INSTRUCTION:
Copy all lines that contain the word "this".

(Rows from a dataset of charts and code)
<<<<

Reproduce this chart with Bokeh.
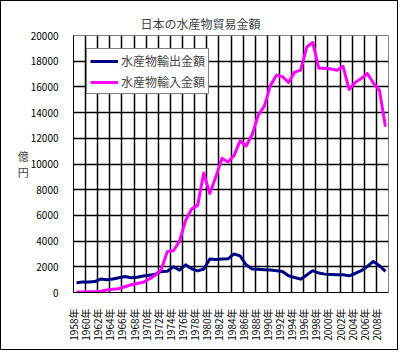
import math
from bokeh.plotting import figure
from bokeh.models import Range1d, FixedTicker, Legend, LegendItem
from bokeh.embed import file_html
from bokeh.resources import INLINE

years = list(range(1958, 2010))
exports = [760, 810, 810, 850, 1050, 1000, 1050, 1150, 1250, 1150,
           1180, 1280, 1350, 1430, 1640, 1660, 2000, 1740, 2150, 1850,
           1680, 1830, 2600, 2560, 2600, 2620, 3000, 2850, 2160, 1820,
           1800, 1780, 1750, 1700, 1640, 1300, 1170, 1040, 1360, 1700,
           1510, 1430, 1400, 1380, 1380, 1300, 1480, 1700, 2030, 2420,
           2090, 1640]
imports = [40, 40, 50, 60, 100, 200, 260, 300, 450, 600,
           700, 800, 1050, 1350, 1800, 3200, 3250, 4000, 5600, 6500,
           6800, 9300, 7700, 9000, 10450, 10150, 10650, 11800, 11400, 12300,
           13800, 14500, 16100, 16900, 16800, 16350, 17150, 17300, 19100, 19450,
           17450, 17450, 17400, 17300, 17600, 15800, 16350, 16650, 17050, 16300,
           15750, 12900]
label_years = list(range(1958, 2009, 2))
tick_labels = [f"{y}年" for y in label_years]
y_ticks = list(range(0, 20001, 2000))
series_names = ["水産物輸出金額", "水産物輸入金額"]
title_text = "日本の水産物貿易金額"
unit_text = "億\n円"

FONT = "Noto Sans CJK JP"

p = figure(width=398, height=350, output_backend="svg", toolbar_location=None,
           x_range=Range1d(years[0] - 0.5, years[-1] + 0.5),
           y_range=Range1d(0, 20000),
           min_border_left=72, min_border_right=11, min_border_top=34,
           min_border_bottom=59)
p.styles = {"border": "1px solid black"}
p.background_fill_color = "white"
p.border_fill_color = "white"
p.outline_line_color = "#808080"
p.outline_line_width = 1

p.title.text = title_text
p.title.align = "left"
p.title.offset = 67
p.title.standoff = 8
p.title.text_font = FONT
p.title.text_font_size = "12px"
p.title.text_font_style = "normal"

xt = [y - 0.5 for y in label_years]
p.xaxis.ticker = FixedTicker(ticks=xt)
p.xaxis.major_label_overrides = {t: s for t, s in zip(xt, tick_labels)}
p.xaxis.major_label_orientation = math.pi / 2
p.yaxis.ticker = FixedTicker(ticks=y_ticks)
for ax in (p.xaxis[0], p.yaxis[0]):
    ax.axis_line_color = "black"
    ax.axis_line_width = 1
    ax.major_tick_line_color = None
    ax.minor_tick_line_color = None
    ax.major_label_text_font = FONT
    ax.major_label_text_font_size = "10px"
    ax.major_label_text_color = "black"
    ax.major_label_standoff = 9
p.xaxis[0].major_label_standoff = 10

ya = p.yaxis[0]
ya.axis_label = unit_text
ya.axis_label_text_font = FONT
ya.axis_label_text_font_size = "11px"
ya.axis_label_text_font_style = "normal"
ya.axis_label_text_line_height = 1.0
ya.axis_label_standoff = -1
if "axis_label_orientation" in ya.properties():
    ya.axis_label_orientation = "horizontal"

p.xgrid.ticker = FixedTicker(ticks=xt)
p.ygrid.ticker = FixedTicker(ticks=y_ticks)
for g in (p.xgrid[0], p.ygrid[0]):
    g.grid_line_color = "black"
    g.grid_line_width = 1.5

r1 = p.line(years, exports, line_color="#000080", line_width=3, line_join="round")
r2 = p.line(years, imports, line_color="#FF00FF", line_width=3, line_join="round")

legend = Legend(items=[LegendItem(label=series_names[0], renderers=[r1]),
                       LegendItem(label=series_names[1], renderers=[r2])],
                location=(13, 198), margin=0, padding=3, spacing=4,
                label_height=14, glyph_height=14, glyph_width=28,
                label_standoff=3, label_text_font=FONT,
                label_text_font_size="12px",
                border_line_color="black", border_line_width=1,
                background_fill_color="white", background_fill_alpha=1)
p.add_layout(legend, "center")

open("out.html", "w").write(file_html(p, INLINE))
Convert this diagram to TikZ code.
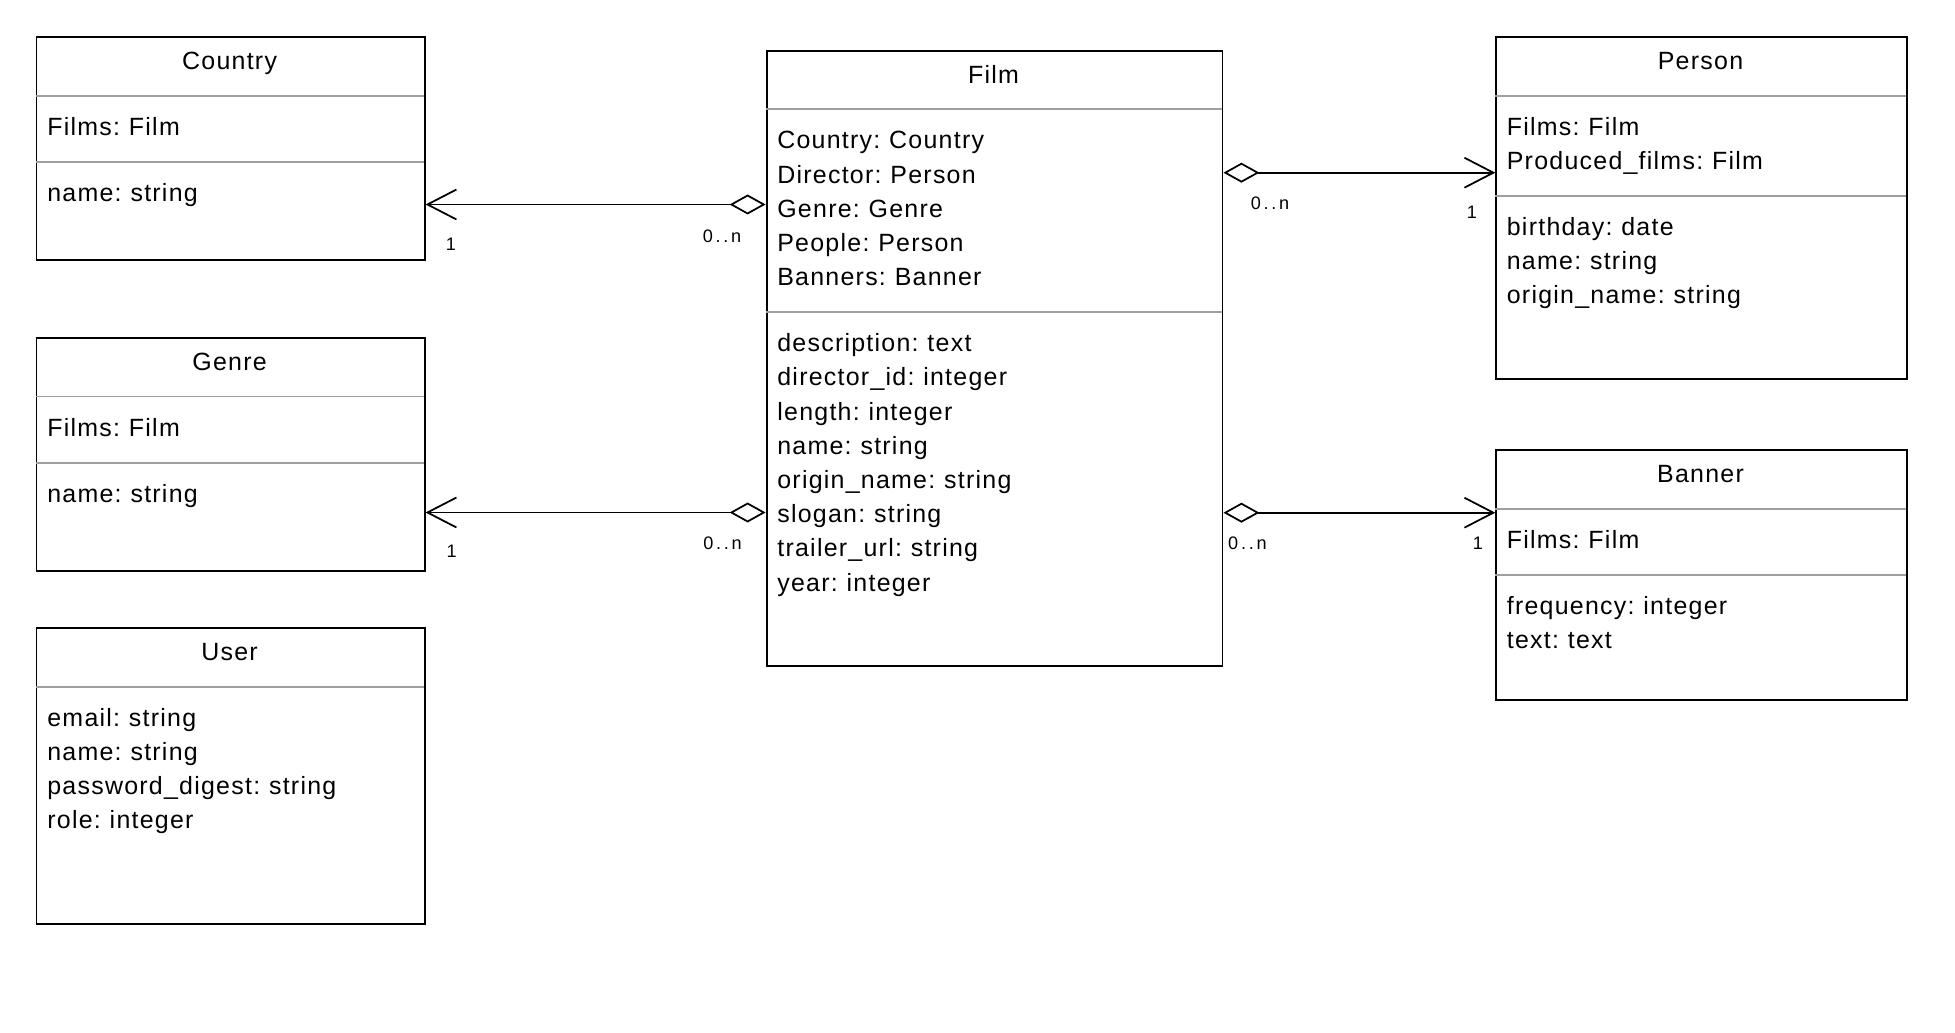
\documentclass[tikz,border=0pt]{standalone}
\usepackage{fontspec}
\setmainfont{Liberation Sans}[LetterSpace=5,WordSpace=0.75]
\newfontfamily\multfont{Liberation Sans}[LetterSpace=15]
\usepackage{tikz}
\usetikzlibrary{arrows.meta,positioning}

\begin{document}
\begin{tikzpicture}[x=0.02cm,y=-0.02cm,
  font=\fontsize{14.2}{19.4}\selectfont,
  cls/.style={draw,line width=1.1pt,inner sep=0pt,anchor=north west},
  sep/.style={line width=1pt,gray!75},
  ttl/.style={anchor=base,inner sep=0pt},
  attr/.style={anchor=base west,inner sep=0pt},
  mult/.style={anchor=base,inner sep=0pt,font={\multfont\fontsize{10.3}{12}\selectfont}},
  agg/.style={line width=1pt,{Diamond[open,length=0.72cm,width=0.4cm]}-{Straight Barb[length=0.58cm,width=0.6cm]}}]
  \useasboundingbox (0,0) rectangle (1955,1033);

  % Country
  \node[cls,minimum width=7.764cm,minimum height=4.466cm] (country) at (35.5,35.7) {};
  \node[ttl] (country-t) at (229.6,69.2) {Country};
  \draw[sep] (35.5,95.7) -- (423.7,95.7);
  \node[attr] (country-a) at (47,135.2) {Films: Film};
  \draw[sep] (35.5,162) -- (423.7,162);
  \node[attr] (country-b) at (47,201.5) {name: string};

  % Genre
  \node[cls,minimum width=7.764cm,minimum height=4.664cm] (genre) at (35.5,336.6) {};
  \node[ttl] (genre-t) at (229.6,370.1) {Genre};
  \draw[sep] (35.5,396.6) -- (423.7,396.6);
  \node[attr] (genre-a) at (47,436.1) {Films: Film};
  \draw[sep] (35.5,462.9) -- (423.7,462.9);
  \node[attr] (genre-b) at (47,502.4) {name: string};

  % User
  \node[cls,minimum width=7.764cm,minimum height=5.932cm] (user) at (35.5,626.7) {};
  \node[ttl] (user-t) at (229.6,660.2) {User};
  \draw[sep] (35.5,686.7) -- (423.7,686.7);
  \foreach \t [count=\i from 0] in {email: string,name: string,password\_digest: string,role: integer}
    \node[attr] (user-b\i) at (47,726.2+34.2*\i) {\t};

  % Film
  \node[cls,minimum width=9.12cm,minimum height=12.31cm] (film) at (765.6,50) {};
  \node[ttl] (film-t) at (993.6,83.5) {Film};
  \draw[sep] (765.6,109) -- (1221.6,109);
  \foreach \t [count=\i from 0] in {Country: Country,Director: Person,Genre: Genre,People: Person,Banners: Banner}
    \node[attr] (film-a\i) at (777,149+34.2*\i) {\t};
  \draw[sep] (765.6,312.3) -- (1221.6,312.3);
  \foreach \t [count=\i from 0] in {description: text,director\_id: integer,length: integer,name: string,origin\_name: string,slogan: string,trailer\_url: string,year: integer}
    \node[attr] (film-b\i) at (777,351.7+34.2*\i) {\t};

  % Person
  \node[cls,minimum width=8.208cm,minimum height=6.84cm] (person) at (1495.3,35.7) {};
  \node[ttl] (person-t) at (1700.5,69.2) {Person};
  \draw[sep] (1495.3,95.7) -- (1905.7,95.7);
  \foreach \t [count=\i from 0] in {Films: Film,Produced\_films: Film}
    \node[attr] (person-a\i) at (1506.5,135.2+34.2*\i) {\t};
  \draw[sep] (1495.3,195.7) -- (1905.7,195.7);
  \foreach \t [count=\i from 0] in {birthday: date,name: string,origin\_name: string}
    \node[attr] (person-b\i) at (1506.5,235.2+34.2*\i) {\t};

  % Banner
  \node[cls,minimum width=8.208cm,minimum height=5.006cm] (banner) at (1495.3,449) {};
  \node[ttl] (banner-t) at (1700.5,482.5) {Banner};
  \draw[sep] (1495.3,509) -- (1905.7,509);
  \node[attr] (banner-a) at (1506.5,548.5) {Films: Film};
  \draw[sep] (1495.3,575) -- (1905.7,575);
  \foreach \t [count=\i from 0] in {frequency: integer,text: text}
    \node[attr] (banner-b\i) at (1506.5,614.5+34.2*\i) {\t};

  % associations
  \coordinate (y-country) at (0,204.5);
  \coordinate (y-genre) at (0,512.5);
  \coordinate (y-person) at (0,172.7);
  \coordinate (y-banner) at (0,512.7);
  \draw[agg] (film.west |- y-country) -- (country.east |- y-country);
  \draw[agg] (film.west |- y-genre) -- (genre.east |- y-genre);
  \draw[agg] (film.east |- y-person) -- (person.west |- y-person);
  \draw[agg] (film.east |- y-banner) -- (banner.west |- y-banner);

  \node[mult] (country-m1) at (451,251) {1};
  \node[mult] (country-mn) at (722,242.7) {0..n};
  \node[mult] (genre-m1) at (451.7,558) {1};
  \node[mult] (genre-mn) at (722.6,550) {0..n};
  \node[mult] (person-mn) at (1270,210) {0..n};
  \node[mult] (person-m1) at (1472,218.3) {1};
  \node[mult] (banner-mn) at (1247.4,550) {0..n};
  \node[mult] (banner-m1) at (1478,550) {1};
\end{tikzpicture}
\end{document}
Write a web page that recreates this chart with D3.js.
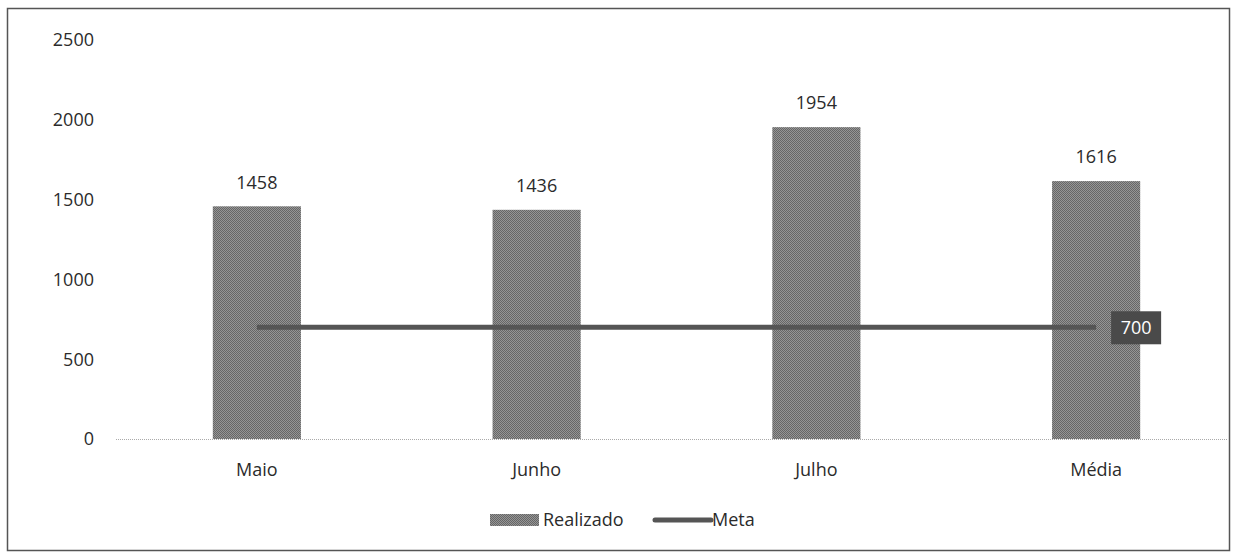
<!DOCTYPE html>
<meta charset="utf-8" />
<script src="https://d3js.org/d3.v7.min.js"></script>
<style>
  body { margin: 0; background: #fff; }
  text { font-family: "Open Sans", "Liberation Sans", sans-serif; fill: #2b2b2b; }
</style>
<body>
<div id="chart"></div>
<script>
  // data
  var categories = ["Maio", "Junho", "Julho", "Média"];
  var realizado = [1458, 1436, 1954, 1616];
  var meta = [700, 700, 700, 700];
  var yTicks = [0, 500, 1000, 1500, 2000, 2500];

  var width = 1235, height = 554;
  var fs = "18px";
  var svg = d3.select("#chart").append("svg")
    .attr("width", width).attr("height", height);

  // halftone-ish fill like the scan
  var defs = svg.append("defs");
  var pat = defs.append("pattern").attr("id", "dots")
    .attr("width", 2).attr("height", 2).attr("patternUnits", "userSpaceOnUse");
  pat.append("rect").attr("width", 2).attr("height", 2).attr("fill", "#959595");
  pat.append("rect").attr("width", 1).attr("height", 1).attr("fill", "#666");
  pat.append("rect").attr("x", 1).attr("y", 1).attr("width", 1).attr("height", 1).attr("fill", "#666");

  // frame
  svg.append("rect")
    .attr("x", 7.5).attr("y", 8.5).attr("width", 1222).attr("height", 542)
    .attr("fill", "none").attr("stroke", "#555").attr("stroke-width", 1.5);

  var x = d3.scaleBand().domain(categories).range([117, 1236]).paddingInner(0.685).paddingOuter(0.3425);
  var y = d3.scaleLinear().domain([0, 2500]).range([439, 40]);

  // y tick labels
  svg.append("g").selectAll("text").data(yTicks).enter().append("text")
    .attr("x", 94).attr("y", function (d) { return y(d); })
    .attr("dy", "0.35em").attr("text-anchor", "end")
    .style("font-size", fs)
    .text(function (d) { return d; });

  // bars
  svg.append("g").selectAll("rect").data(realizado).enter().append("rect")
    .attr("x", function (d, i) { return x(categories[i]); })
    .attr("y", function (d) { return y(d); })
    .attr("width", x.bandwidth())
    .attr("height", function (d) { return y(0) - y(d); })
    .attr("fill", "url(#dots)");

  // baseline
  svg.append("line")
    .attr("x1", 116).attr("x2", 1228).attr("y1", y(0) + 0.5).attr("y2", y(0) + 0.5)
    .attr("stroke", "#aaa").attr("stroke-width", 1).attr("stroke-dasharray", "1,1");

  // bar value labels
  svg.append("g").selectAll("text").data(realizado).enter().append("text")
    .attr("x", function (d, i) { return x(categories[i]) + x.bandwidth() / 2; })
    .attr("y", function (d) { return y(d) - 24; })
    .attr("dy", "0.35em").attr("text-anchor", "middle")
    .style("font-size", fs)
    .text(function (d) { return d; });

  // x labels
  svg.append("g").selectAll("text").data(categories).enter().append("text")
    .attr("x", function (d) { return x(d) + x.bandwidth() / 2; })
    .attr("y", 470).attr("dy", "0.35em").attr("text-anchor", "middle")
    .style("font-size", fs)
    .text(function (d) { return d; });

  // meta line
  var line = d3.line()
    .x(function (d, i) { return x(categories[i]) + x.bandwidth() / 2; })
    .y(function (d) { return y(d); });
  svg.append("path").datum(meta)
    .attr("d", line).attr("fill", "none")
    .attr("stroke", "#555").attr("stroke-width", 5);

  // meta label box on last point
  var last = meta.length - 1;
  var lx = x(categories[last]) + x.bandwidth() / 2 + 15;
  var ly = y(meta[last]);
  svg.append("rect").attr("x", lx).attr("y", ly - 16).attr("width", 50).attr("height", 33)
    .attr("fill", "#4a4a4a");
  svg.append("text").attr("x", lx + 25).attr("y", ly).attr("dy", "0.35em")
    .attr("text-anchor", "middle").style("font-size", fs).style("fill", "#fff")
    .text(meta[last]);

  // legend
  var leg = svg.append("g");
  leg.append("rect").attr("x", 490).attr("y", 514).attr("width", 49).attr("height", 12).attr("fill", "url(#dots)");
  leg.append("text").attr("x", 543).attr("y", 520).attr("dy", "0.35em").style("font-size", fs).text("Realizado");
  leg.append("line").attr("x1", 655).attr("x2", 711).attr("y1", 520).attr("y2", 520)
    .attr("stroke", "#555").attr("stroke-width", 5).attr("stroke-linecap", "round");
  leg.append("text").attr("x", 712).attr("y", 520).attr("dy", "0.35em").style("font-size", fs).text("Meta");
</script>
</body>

>>>>

FINISHED TASK:
Reproduce this chart with Bokeh.
Convert this diagram to TikZ code.
Write a web page that recreates this chart with D3.js.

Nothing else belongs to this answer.